Can we continue to play these tropes without identifying that there are real people who have real emotions about this? We need to grow and expand our character basis; much like Bioware has started to embrace these unique characters in a loving manner.
A Space We Call Our Own
Even though the geek community prides itself on inclusion, especially within the realms of cosplay, some people are surprised by the idea that the LGBTQ community wants its own space. Now, let me start by saying, this is by no means LGBTQ only, but it does focus on their issues and needs. So why does the LGBTQ community need their own convention, when we are a pretty integrated community? Well, sometimes we need a space we can call our own. It is nothing against other geeks.

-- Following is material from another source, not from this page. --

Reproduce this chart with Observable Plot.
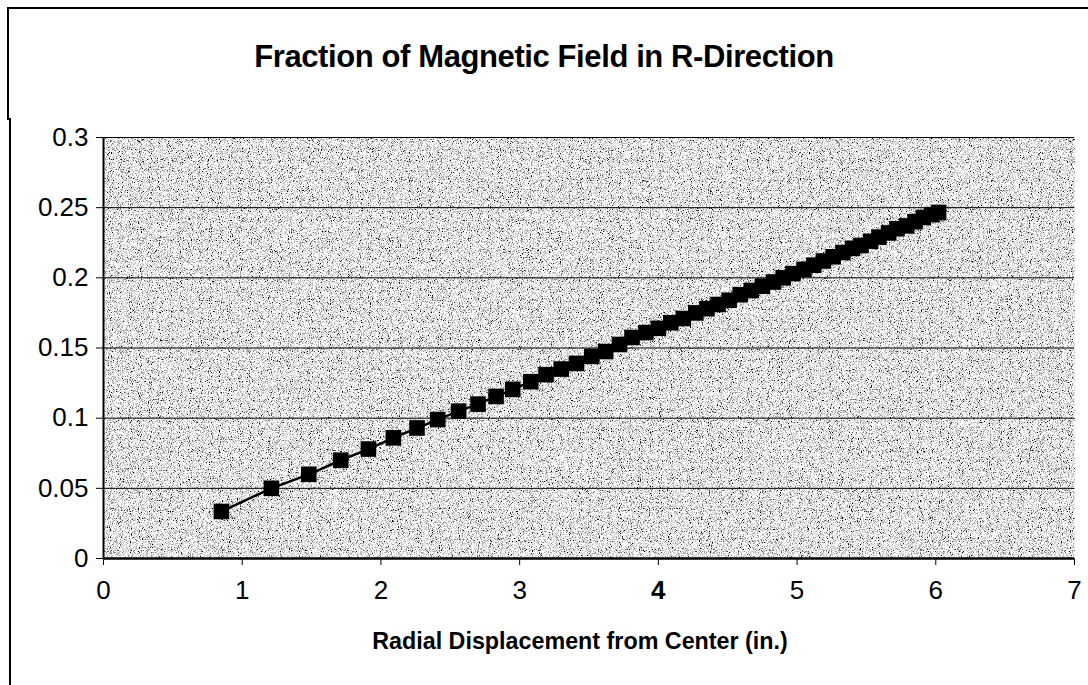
<!DOCTYPE html>
<html>
<head>
<meta charset="utf-8">
<script src="https://cdn.jsdelivr.net/npm/d3@7"></script>
<script src="https://cdn.jsdelivr.net/npm/@observablehq/plot@0.6"></script>
<style>
  html, body { margin: 0; padding: 0; background: #fff; overflow: hidden; }
  #page { position: relative; width: 1088px; height: 685px; overflow: hidden; background: #fff;
          font-family: "Liberation Sans", Arial, sans-serif; }
  #border { position: absolute; left: 7px; top: 7px; width: 1400px; height: 111px;
            border-top: 2px solid #000; border-left: 2px solid #000; }
  #border2 { position: absolute; left: 9px; top: 118px; width: 1px; height: 700px;
            border-left: 2px solid #000; }
  #title { position: absolute; left: 0; width: 1088px; top: 39px; text-align: center;
           font-weight: bold; font-size: 31px; line-height: 36px; color: #000; letter-spacing: -0.4px; }
  #xlabel { position: absolute; left: 480px; width: 200px; top: 627px; text-align: center;
            font-weight: bold; font-size: 23.3px; line-height: 28px; color: #000; white-space: nowrap; }
  #xlabel span { display: inline-block; transform: translateX(-50%); margin-left: 100px; }
  #chart { position: absolute; left: 0; top: 100px; }
</style>
</head>
<body>
<div id="page">
  <div id="border"></div>
  <div id="border2"></div>
  <div id="title">Fraction of Magnetic Field in R-Direction</div>
  <div id="chart"></div>
  <div id="xlabel"><span>Radial Displacement from Center (in.)</span></div>
</div>
<script>
// Tick values
const xTicks = [0, 1, 2, 3, 4, 5, 6, 7];
const yTicks = [0, 0.05, 0.1, 0.15, 0.2, 0.25, 0.3];

// Radial displacement (in.)
const radius = [0.85, 1.21, 1.48, 1.71, 1.91, 2.09, 2.26, 2.41, 2.56, 2.70,
                2.83, 2.95, 3.08, 3.19, 3.30, 3.41, 3.52, 3.62, 3.72, 3.81,
                3.91, 4.00, 4.09, 4.18, 4.27, 4.35, 4.43, 4.51, 4.59, 4.67,
                4.75, 4.83, 4.90, 4.97, 5.05, 5.12, 5.19, 5.26, 5.33, 5.40,
                5.46, 5.53, 5.59, 5.66, 5.72, 5.79, 5.85, 5.91, 5.97, 6.02];
// Fraction of field in R-direction
const fraction = [0.0335, 0.050, 0.060, 0.070, 0.078, 0.086, 0.093, 0.099, 0.105, 0.110,
                  0.1155, 0.1205, 0.126, 0.131, 0.135, 0.139, 0.144, 0.1475, 0.1525, 0.1575,
                  0.161, 0.164, 0.168, 0.171, 0.175, 0.178, 0.181, 0.184, 0.188, 0.191,
                  0.194, 0.197, 0.200, 0.203, 0.206, 0.209, 0.212, 0.215, 0.218, 0.221,
                  0.223, 0.226, 0.229, 0.232, 0.235, 0.237, 0.240, 0.243, 0.245, 0.2466];

const data = radius.map((r, i) => ({r, f: fraction[i]}));

const chart = Plot.plot({
  width: 1088,
  height: 520,
  marginLeft: 103,
  marginRight: 14,
  marginTop: 37,
  marginBottom: 62,
  style: {background: "transparent", fontFamily: "Liberation Sans, Arial, sans-serif", fontSize: "26px", color: "#000", overflow: "visible"},
  x: {domain: [0, 7], ticks: xTicks, tickSize: 7, tickPadding: 15, label: null, tickFormat: d => String(d)},
  y: {domain: [0, 0.3], ticks: yTicks, tickSize: 7, tickPadding: 8, label: null, tickFormat: d => String(+d.toFixed(2))},
  marks: [
    Plot.frame({fill: "#c4c4c4", stroke: "#555", strokeWidth: 0.6}),
    Plot.ruleY(yTicks.slice(1), {stroke: "#000", strokeWidth: 1}),
    Plot.ruleX([0], {stroke: "#000", strokeWidth: 2}),
    Plot.ruleY([0], {stroke: "#000", strokeWidth: 2.5}),
    Plot.line(data, {x: "r", y: "f", stroke: "#000", strokeWidth: 2.5}),
    Plot.dot(data, {x: "r", y: "f", symbol: "square", r: 8.8, fill: "#000", stroke: "none"})
  ]
});

// stipple texture for the plot area
const ns = "http://www.w3.org/2000/svg";
const defs = document.createElementNS(ns, "defs");
defs.innerHTML = `<filter id="stipple" x="0" y="0" width="100%" height="100%" filterUnits="objectBoundingBox">
  <feTurbulence type="fractalNoise" baseFrequency="1.1" numOctaves="2" seed="3" result="n"/>
  <feColorMatrix in="n" type="matrix" values="3.4 0 0 0 -0.85  3.4 0 0 0 -0.85  3.4 0 0 0 -0.85  0 0 0 0 1" result="g"/>
  <feComposite in="g" in2="SourceGraphic" operator="in"/>
</filter>`;
chart.insertBefore(defs, chart.firstChild);
const frame = chart.querySelector('[aria-label="frame"]');
if (frame) {
  const rect = frame.tagName.toLowerCase() === "rect" ? frame : frame.querySelector("rect");
  if (rect) rect.setAttribute("filter", "url(#stipple)");
}
// tick label font
chart.querySelectorAll("text").forEach(t => {
  t.setAttribute("font-size", "26");
  t.style.fontSize = "26px";
  t.style.fontFamily = "Liberation Sans, Arial, sans-serif";
  t.style.fill = "#000";
});
chart.querySelectorAll("g").forEach(g => {
  if (g.getAttribute("font-size")) g.setAttribute("font-size", "26");
});
// the "4" tick label appears bold in the reference
chart.querySelectorAll('[aria-label="x-axis"] text, [aria-label="x-axis tick label"] text').forEach(t => {
  if (t.textContent.trim() === "4") t.setAttribute("font-weight", "bold");
});
document.getElementById("chart").appendChild(chart);
</script>
</body>
</html>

Imagine you love kittens, but all of your friends love puppies. Bear with me; I realize sexuality and gender identity are more complex then cute animals. No matter where you go, they talk about puppies and all the great things their puppies do. Even other people will talk to them about puppies. When you talk about kittens, they will engage you, but the conversation quickly fades away. They do not have much experience with kittens. They usually relate to kittens in puppy terms.
“I had to bathe my kitten today.”
“Oh I bathed my puppy the other day. He loves water!”
But, if you have ever bathed a cat, you know that it was probably a fight for your life. You see how quickly, two very similar things can become different? Nobody is meaning to disqualify the other’s feelings or experiences, but we cannot relate on the same terms. GaymerX is not a place to exclude people because they are straight, but rather a place to talk about issues which affect a specific community.